Certes, depuis quelques temps ce rationnalisme radicalement égoïste tente de s’amender et essaie de mettre de l’eau dans son vin avec les appels à la coopération et à l’altruisme. Ces valeurs moins individualistes sont manifestement utiles lorsqu’on joue plusieurs parties de suite et que la réputation de fair-play du joueur instaure la confiance nécessaire pour l’instauration d’une relation gagnant gagnant (c’est un des résultats qui a été mis en avant par les prix « Nobel » d’économie Kanheman et Tversky, que les journalistes économiques ont encensé à la suite des supprimes en 2008, pour nous expliquer ce qui n’avait pas joué jusqu’ici). Mais the Trap montre bien que dans les années 80/90, c’est bien une version très dure de l’égoïsme méthodologique induit par la théorie économique basée sur la théorie des jeux qui s’est imposée. Et nous retrouvons les traces de cet égoïsme radical un peu partout.

 

Référence complémentaire: l’excellent pamphlet anti-théorie des jeux et anti-cybernétique, Vivre et penser comme des PorcsC.de Gilles Châtelet, mathématicien et économiste, ami de Gilles Deleuze, qui fait partie, comme Guy Debord, des intellectuels de gauche suicidés du XXème siècle. Ce livre m’est magiquement tombé dans les mains il y a plus de 20 ans, quand j’étais en train d’étudier une sociologie complètement ingénieuriale et tout à fait insupportable à Genève dans le grand bâtiment d’unimail. Il m’a servi d’antidote.
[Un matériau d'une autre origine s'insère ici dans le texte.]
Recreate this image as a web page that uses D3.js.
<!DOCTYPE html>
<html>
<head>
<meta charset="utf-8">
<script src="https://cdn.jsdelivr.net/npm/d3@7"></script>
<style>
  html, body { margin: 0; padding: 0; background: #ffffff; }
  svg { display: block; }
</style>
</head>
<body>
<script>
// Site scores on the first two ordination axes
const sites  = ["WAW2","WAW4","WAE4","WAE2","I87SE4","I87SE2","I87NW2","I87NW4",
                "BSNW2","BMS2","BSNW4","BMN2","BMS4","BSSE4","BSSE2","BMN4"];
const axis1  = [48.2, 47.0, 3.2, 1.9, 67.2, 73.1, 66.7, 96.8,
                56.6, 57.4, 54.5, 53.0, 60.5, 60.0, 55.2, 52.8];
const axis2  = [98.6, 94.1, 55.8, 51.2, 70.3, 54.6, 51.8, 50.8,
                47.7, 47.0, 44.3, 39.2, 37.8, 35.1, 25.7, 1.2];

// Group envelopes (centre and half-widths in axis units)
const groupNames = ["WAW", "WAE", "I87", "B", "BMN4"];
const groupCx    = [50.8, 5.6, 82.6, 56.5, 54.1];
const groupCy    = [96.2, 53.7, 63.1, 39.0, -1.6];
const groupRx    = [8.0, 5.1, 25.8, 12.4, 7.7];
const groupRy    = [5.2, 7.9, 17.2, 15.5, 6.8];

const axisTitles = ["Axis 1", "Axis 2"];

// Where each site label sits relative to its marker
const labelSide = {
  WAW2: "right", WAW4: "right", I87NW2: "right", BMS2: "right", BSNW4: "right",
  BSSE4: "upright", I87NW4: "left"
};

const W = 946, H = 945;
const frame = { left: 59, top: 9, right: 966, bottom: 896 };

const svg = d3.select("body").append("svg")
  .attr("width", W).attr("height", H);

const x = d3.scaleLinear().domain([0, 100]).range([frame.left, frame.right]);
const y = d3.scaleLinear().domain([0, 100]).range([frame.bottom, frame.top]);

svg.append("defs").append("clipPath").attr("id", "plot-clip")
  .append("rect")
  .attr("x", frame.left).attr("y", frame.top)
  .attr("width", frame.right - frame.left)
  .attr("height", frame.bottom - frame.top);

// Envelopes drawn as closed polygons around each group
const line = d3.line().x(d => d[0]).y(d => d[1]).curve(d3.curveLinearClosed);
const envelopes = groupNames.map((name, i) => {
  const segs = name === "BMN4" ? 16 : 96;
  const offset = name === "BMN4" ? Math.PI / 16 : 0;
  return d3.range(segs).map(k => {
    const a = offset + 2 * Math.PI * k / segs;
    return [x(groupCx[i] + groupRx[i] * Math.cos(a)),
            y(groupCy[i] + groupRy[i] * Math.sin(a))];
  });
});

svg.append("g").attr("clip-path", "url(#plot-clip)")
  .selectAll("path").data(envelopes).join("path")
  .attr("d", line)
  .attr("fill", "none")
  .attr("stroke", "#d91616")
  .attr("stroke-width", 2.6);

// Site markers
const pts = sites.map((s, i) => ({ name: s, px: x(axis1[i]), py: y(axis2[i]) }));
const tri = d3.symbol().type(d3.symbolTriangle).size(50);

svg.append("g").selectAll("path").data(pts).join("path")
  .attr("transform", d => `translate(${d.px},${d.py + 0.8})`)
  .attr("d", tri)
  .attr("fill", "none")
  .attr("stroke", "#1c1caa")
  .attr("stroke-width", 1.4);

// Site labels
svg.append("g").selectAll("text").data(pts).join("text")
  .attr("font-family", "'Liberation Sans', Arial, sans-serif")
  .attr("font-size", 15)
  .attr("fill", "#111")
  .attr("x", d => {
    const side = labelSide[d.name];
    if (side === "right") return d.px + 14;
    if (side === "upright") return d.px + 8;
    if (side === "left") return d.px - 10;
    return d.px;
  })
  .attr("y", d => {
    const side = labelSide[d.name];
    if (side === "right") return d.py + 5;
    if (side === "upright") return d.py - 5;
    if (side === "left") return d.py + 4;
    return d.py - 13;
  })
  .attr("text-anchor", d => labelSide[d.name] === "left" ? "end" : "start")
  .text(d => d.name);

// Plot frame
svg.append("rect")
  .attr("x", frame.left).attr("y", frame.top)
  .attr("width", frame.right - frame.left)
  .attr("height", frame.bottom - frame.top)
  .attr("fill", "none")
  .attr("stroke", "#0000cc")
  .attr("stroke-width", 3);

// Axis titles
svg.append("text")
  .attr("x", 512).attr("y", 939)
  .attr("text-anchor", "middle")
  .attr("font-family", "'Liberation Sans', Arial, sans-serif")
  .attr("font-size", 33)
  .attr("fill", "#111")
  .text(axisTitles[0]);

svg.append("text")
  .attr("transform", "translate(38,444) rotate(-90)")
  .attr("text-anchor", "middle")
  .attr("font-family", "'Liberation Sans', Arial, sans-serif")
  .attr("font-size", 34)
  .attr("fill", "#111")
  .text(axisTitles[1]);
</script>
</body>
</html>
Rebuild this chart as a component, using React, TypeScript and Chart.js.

Je conseille aussi le beau livre de Baptiste Rappin, Heidegger et le Management, qui fait la généalogie précise de la diffusion de l’idéologie cybernétique dans le monde organisationnel, en France et dans le monde.

 

 

 

 

Mais pour une vision synthétique rapide, the Trap un concentré généalogique ultra précis qui devrait être le premier document que tout philosophe, sociologue ou personne qui essaie de comprendre ce qui se passe, devrait visionner d’abord. De même que les autres documentaires d’Adam Curtis, que je continuerai d’égrener sur Interstrate.